Engineer lends hands for books

Rodney Osterhoudt stands in front of the Kia village in November.

Rodney Osterhoudt travels to the Solomon Islands to build a library

By Elizabeth Kessel

In November, Rodney Osterhoudt, a maintenance engineer for 20 years at Clackamas, traveled with his wife to St. Isabel, which is part of the Solomon Islands. Through his church, Osterhoudt and his group built a library for the village, Kia, which has about 3,000 people. On the side, Osterhoudt also visited homes to help fix solar panels, which are the main energy source on the island they went to.

The Clackamas Print: What was the purpose of going?

Osterhoudt: We went to build a library and whatever else they wanted done. And the library was a multipurpose building. It was built within specifications to withstand a category five typhoon. So it would also hold 200 people if they needed to.

TCP: What would the library do for the people on the island?

Osterhoudt: The reason for the library is because they had their school going from grades first through sixth-grade. But they would only go for three hours a day, so they only probably are getting a first through third-grade education. And with a library and more books, instead of shipping their kids off to another island to go through high school, they would have the potential of having high school all the way right there on the island, which would be a whole lot better.

TCP: Did you have any difficulties building the library?

Osterhoudt: No. The first group built steps going up from the lower school to the upper school, and we finished the steps. They unloaded the barge, and then we started building from ground up. Then, I think about two weeks later they had the walls on. They had the solar panels on because in the Solomon Islands you have to have a climate-controlled environment to where your books are not going to mold. They would only be good for about a year because of the humidity.

TCP: What did you eat in the village?

Osterhoudt: They make very good bread. What’s for lunch? Fish. What’s for dinner? Fish. And I had squid one time, it was a little tough. We had turtle one time. That’s the only place in the world where the natives are allowed to hunt sea turtles. Everywhere else you’re not allowed to.

TCP: How modern was their village?

Osterhoudt: They had their solar panels which would charge up a 12-volt battery. That’s all they had. They have people that run a store. That’s it, there’s no cars; they have their boats. To get there, we had to fly to Brisbane, Australia, which was a 14-hour flight, and then a two-hour flight to Honiara, Solomon Islands, which is Guadalcanal area. Then it was another hour trip by a real small plane to this grass field, and then an hour and a half boat ride to where we were at on the island. It was four days travel time to get there and back home again.

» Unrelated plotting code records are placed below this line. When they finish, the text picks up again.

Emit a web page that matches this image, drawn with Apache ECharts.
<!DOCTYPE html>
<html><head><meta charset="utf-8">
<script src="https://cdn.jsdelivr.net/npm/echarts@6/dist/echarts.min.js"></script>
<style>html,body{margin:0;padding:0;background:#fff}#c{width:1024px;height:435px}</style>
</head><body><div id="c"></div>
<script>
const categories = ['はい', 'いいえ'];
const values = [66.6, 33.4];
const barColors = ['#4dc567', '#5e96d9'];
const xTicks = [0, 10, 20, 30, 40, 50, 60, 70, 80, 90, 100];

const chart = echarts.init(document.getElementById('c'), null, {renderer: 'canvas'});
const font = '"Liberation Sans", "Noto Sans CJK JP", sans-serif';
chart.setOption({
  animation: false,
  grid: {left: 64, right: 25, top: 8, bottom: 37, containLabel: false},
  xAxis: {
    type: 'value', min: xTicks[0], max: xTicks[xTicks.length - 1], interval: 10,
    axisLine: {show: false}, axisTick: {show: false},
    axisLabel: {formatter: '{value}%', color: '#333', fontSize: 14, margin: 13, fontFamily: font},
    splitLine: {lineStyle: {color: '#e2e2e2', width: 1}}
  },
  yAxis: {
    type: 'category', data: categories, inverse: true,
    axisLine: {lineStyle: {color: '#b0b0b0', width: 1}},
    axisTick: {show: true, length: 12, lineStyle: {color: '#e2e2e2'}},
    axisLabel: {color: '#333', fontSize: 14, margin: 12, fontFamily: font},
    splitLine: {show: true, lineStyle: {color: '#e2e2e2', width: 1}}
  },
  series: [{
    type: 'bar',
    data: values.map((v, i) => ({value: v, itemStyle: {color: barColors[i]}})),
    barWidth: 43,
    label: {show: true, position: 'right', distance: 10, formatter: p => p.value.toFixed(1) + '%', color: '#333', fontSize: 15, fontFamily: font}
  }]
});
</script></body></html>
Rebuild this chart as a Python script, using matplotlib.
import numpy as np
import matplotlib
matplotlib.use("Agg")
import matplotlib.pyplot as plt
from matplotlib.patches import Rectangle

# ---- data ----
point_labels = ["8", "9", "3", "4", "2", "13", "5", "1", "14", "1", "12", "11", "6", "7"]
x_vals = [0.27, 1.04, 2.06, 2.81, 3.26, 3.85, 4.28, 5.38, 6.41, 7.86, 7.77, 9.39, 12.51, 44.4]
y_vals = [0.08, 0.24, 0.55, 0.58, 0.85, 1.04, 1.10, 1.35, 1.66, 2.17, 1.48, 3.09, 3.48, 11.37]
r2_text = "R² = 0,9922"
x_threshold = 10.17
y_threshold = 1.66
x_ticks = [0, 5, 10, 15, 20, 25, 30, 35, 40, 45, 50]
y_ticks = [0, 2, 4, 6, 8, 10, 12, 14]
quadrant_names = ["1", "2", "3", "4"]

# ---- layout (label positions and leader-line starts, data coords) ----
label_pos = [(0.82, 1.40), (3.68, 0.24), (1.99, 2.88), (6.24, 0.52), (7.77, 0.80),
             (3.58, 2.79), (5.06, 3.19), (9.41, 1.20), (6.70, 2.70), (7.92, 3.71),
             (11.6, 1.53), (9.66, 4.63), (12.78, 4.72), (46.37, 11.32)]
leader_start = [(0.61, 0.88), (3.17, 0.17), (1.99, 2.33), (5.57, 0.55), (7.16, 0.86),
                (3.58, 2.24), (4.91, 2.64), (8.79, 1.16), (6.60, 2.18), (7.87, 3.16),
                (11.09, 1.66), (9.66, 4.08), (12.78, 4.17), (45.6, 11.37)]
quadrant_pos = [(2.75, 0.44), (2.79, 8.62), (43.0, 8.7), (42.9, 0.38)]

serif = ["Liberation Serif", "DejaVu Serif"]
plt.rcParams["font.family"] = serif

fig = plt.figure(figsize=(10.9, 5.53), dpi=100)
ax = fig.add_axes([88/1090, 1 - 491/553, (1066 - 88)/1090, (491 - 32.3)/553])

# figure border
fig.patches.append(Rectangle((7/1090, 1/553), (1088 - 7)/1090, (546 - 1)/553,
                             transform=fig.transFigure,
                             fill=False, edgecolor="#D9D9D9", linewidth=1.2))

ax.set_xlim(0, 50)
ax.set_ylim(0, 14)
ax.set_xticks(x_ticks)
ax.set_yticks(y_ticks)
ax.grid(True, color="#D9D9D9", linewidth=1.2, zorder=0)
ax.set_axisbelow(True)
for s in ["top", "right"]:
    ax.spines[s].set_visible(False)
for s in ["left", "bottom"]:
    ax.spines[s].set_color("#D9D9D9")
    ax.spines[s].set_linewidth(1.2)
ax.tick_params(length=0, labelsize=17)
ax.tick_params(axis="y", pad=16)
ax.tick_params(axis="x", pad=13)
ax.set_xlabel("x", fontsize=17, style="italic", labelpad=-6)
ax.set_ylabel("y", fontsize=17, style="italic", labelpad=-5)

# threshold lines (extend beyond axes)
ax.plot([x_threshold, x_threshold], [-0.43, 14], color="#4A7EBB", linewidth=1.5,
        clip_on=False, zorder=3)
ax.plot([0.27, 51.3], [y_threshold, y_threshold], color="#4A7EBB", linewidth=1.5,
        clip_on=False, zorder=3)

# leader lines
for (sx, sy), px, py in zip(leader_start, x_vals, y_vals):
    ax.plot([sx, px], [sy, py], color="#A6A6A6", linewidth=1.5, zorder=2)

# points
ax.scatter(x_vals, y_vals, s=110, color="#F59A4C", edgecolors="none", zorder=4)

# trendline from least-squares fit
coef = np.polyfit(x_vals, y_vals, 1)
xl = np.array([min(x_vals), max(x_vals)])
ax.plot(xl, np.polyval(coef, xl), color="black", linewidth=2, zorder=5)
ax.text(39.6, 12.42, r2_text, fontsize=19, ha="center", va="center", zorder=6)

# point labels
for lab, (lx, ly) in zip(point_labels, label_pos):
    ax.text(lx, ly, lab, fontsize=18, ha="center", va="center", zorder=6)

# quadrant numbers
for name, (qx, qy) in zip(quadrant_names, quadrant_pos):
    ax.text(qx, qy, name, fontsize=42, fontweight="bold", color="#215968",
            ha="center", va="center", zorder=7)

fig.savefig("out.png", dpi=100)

TCP: What was one of your most memorable moments there?

Osterhoudt: When we started raising the trusses on the building itself. One of my other times was when they had a celebration for the people who came in. There were a group of kids that were playing panpipes. Those are the bamboo pipes that you blow on. And then they had some that they were beating with hammers, rubber mallets, and those were probably about eight feet long. It was fun to watch, because you just learn to live and do with what you got.

TCP: What other travelling have you done?

Osterhoudt: I have gone to Haiti, and I worked in an orphanage there. I’ve gone to Honduras, and I’ve gone to Mexico several times, just volunteering.

TCP: Anything else you would like readers to know about your trip to the Solomon Islands?

Osterhoudt: They’re very family-oriented, and the people—I mean some places I have gone to I felt unsafe walking around—here, the people on the Solomon Islands are very nice people. They found out, because of my electrical background, I got this one guy’s solar panel going. The word went around really fast. If I volunteered again, and if I had to go back there I’d fix solar panels all the time I’m there (if I had the right equipment). But I had five or six people come up to me and say, ‘My solar panel is not working, can you fix it?’ Well I’m only there in the country for 11 days, and so I can only do so much.

TCP: Would you go again? Or somewhere else?

Osterhoudt: In a heartbeat. I would go back to the Solomon Islands. If somebody said, ‘We want to go to Haiti,’ I would go back there. I’d go back to Honduras. I have this friend of mine, he’s getting ready to go to Papua New Guinea. He wants to know if I want to go with him to Papua New Guinea. I would!